Oxford University and the Vatican are joining forces to make ancient texts available for free online.
The project will see 1.5 million pages from the collections of the Bodleian Libraries and the Biblioteca Apostolica Vaticana digitised over the next four years.
The works are from three areas - Greek manuscripts, 15th century printed books, and Hebrew manuscripts and early printed books.
Sarah Thomas, Bodley's librarian, said: "Transforming these ancient texts and images into digital form helps transcend the limitations of time and space which have in the past restricted access to knowledge.
"Scholars will be able to interrogate these documents in fresh approaches as a result of their online availability. Today's world, and tomorrow's, is one of global connectedness.
"The Bodleian Libraries are pleased to have the opportunity to work closely with Biblioteca Apostolica Vaticana in this cross-cultural collaboration."

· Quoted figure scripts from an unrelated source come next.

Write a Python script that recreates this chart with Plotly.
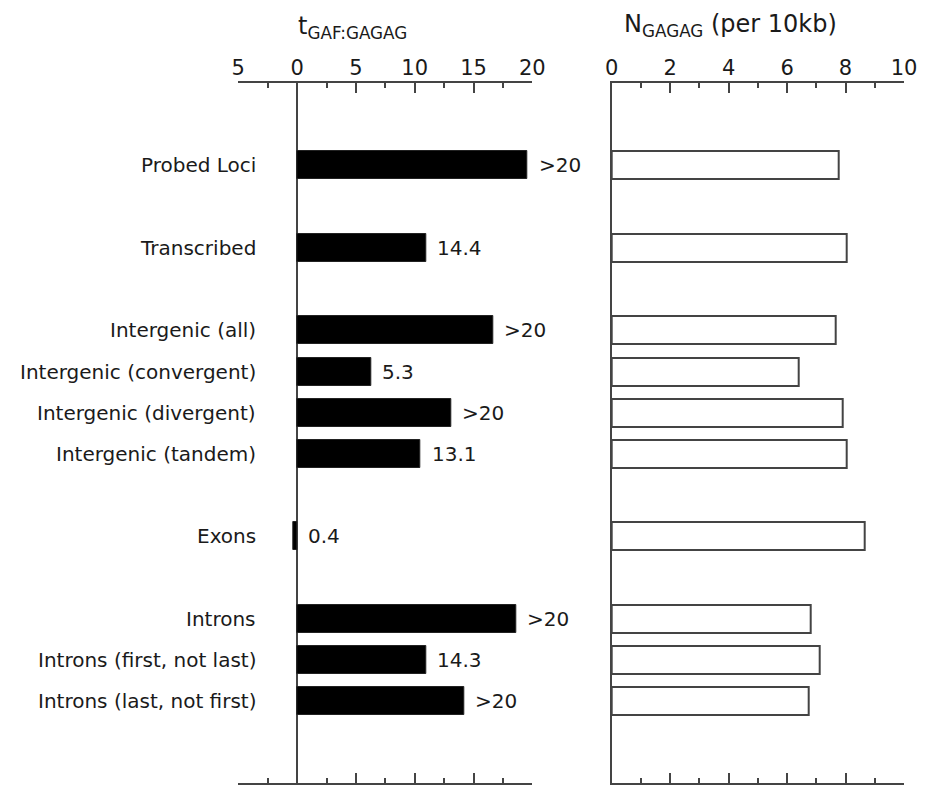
import plotly.graph_objects as go

# ---- data ----
categories = ["Probed Loci", "Transcribed", "Intergenic (all)", "Intergenic (convergent)",
              "Intergenic (divergent)", "Intergenic (tandem)", "Exons", "Introns",
              "Introns (first, not last)", "Introns (last, not first)"]
group_sizes = [1, 1, 4, 1, 3]
t_values = [19.6, 11.0, 16.7, 6.3, 13.1, 10.5, -0.3, 18.6, 11.0, 14.2]
t_labels = [">20", "14.4", ">20", "5.3", ">20", "13.1", "0.4", ">20", "14.3", ">20"]
n_values = [7.75, 8.04, 7.66, 6.39, 7.90, 8.04, 8.67, 6.82, 7.13, 6.75]
t_tickvals = [-5, 0, 5, 10, 15, 20]
t_ticktext = ["5", "0", "5", "10", "15", "20"]
n_tickvals = [0, 2, 4, 6, 8, 10]
n_ticktext = ["0", "2", "4", "6", "8", "10"]

# row positions: one empty slot between groups
pos = []
p = 0
for g in group_sizes:
    for _ in range(g):
        pos.append(p)
        p += 1
    p += 1

W, H = 925, 785
FONT = "DejaVu Sans"
TXT = "#1a1a1a"
LINE = "#444444"

fig = go.Figure()
fig.add_trace(go.Bar(x=t_values, y=pos, orientation="h", width=0.68,
                     marker=dict(color="black", line=dict(color="#222", width=1)),
                     xaxis="x", yaxis="y", showlegend=False, hoverinfo="skip"))
fig.add_trace(go.Bar(x=n_values, y=pos, orientation="h", width=0.68,
                     marker=dict(color="white", line=dict(color="#444", width=2)),
                     xaxis="x2", yaxis="y2", showlegend=False, hoverinfo="skip"))

ydom = [1 - 782.5 / H, 1 - 83 / H]
yrange = [14.97, -2.0]


def xaxis_style(domain, rng, tickvals, ticktext, minor_dtick, anchor):
    return dict(domain=domain, range=rng, tickmode="array", tickvals=tickvals, ticktext=ticktext,
                minor=dict(dtick=minor_dtick, ticklen=5, tickwidth=1.5, tickcolor=LINE, ticks="inside"),
                side="top", ticks="inside", ticklen=10, tickwidth=1.5, tickcolor=LINE,
                showline=True, linecolor=LINE, linewidth=1.5, mirror="ticks",
                showgrid=False, tickfont=dict(family=FONT, size=21, color=TXT),
                ticklabelstandoff=-2, anchor=anchor, automargin=False, fixedrange=True)


xa = xaxis_style([238.3 / W, 532.3 / W], [-5, 20], t_tickvals, t_ticktext, 2.5, "y")
xa.update(zeroline=True, zerolinecolor=LINE, zerolinewidth=1.5)
xb = xaxis_style([611.7 / W, 904 / W], [0, 10], n_tickvals, n_ticktext, 1, "y2")
xb.update(zeroline=False)

fig.update_layout(
    width=W, height=H, autosize=False, margin=dict(l=0, r=0, t=0, b=0, pad=0),
    paper_bgcolor="white", plot_bgcolor="white", showlegend=False,
    font=dict(family=FONT, color=TXT),
    xaxis=xa,
    yaxis=dict(domain=ydom, range=yrange, showline=False, showticklabels=False,
               ticks="", showgrid=False, zeroline=False, anchor="x", automargin=False,
               fixedrange=True),
    xaxis2=xb,
    yaxis2=dict(domain=ydom, range=yrange, showline=True, linecolor=LINE, linewidth=1.5,
                showticklabels=False, ticks="", showgrid=False, zeroline=False, anchor="x2",
                automargin=False, fixedrange=True),
    bargap=0,
)

anns = []
for c, y in zip(categories, pos):
    anns.append(dict(text=c, x=258 / W, xref="paper", y=y, yref="y", xanchor="right",
                     yanchor="middle", showarrow=False, font=dict(family=FONT, size=20, color=TXT)))
for v, lab, y in zip(t_values, t_labels, pos):
    anns.append(dict(text=lab, x=max(v, 0), xref="x", y=y, yref="y", xanchor="left",
                     yanchor="middle", xshift=9, showarrow=False,
                     font=dict(family=FONT, size=20, color=TXT)))
anns.append(dict(text="t<sub>GAF:GAGAG</sub>", x=296 / W, xref="paper", y=1 - 28 / H, yref="paper",
                 xanchor="left", yanchor="middle", showarrow=False,
                 font=dict(family=FONT, size=24, color=TXT)))
anns.append(dict(text="N<sub>GAGAG</sub> (per 10kb)", x=622 / W, xref="paper", y=1 - 26 / H, yref="paper",
                 xanchor="left", yanchor="middle", showarrow=False,
                 font=dict(family=FONT, size=24, color=TXT)))
fig.update_layout(annotations=anns)

fig.write_html("out.html")
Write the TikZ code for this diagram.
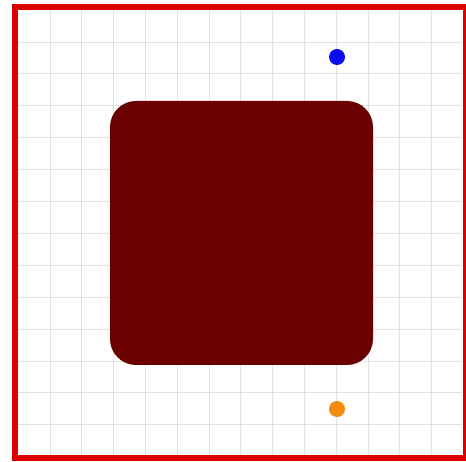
\documentclass[tikz,border=0pt]{standalone}
\definecolor{framered}{HTML}{DD0000}
\definecolor{blockred}{HTML}{6B0000}
\definecolor{gridgray}{HTML}{E2E2E2}
\definecolor{dotblue}{HTML}{0A0AF0}
\definecolor{dotorange}{HTML}{F28C0F}
\begin{document}
\begin{tikzpicture}[
    x=1pt, y=-1pt,
    gridline/.style={draw=gridgray, line width=0.9pt},
    block/.style={rectangle, rounded corners=26pt, fill=blockred, minimum width=263pt, minimum height=264pt, inner sep=0pt},
    marker/.style={circle, minimum size=16pt, inner sep=0pt},
    thick
  ]
  \useasboundingbox (0,0) rectangle (466,462);
  \fill[white] (0,0) rectangle (466,462);
  % grid
  \foreach \gx in {50,81.8,...,440} \draw[gridline] (\gx,10) -- (\gx,455);
  \foreach \gy in {42,73.9,...,440} \draw[gridline] (18,\gy) -- (462,\gy);
  % frame
  \draw[framered, line width=6pt] (15,7) rectangle (466,457.5);
  \node[block] (body) at (241.5,233) {};
  \node[marker, fill=dotblue] (top) at (337,57) {};
  \node[marker, fill=dotorange] (bottom) at (337,409) {};
\end{tikzpicture}
\end{document}
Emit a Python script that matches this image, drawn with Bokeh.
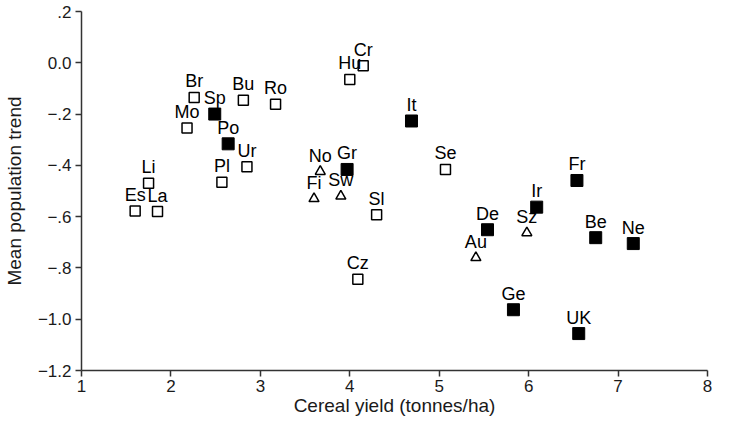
from bokeh.plotting import figure
from bokeh.models import Range1d, FixedTicker, ColumnDataSource
from bokeh.core.properties import value
from bokeh.embed import file_html
from bokeh.resources import INLINE

# Open squares
open_names = ["Es", "La", "Li", "Mo", "Br", "Pl", "Ur", "Bu", "Ro", "Hu", "Cr", "Sl", "Cz", "Se"]
open_x = [1.60, 1.85, 1.75, 2.18, 2.26, 2.57, 2.85, 2.81, 3.17, 4.00, 4.15, 4.30, 4.09, 5.07]
open_y = [-0.578, -0.580, -0.470, -0.254, -0.135, -0.466, -0.405, -0.146, -0.162, -0.065, -0.012, -0.593, -0.844, -0.416]

# Filled squares
filled_names = ["Sp", "Po", "It", "Gr", "De", "Ir", "Fr", "Be", "Ne", "Ge", "UK"]
filled_x = [2.49, 2.64, 4.69, 3.97, 5.54, 6.09, 6.54, 6.75, 7.17, 5.83, 6.56]
filled_y = [-0.200, -0.316, -0.227, -0.416, -0.651, -0.563, -0.459, -0.682, -0.705, -0.963, -1.056]

# Open triangles
tri_names = ["No", "Fi", "Sw", "Au", "Sz"]
tri_x = [3.67, 3.60, 3.90, 5.41, 5.98]
tri_y = [-0.424, -0.530, -0.520, -0.760, -0.663]

x_ticks = [1, 2, 3, 4, 5, 6, 7, 8]
y_ticks = [-1.2, -1.0, -0.8, -0.6, -0.4, -0.2, 0.0, 0.2]
y_tick_labels = ["\u22121.2", "\u22121.0", "\u2212.8", "\u2212.6", "\u2212.4", "\u2212.2", "0.0", ".2"]

x_title = "Cereal yield (tonnes/ha)"
y_title = "Mean population trend"

FONT = "Liberation Sans"

p = figure(width=713, height=418, output_backend="svg", toolbar_location=None,
           x_range=Range1d(1, 8), y_range=Range1d(-1.2, 0.2),
           min_border_left=81, min_border_right=6, min_border_top=11, min_border_bottom=40)
p.outline_line_color = None
p.grid.visible = False
p.background_fill_color = "white"

for ax in (p.xaxis[0], p.yaxis[0]):
    ax.axis_line_color = "#333333"
    ax.axis_line_width = 1.5
    ax.major_tick_line_color = "#333333"
    ax.major_tick_line_width = 1.5
    ax.major_tick_out = 6
    ax.major_tick_in = 0
    ax.minor_tick_line_color = None
    ax.major_label_text_font = FONT
    ax.major_label_text_font_size = "17px"
    ax.major_label_text_color = "#1a1a1a"
    ax.axis_label_text_font = FONT
    ax.axis_label_text_font_size = "19px"
    ax.axis_label_text_font_style = "normal"
    ax.axis_label_text_color = "#1a1a1a"

p.xaxis.ticker = FixedTicker(ticks=x_ticks)
p.yaxis.ticker = FixedTicker(ticks=y_ticks)
p.yaxis.major_label_overrides = {t: l for t, l in zip(y_ticks, y_tick_labels)}
p.xaxis.axis_label = x_title
p.yaxis.axis_label = y_title
p.xaxis.major_label_standoff = 3
p.yaxis.major_label_standoff = 4
p.xaxis.axis_label_standoff = 0
p.yaxis.axis_label_standoff = 10

src_open = ColumnDataSource(dict(x=open_x, y=open_y, name=open_names))
src_filled = ColumnDataSource(dict(x=filled_x, y=filled_y, name=filled_names))
src_tri = ColumnDataSource(dict(x=tri_x, y=tri_y, name=tri_names))

p.scatter("x", "y", source=src_open, marker="square", size=10,
          fill_color="white", line_color="black", line_width=1.5)
p.scatter("x", "y", source=src_filled, marker="square", size=12,
          fill_color="black", line_color="black", line_width=1)
p.scatter("x", "y", source=src_tri, marker="triangle", size=10,
          fill_color="white", line_color="black", line_width=1.5)

for src in (src_open, src_filled, src_tri):
    p.text("x", "y", text="name", source=src, text_align="center",
           text_baseline="alphabetic", y_offset=-16,
           text_font=value(FONT), text_font_size="18px", text_color="black")

open("out.html", "w").write(file_html(p, INLINE))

About two-thirds of the works will come from the Vatican, with the remainder from the Bodleian. The subject areas were chosen "for the strength of the collections in both libraries and their importance for scholarship in their respective fields", a University of Oxford spokeswoman said.
Lord Patten of Barnes, chancellor of the university, said: "By making these collections available online we give the wider public access to a small but significant part of the world's heritage."
The project has been funded by a £2 million grant from the Polonsky Foundation.
Monsignor Cesare Pasini, prefect of the Vatican Library, said: "With this joint initiative, the two libraries continue to accomplish their mission for the benefit of science and culture; it represents a great step forward in the Vatican Library's entry into the digital age, and the library is particularly grateful to Dr Leonard Polonsky for giving us this extraordinary impetus."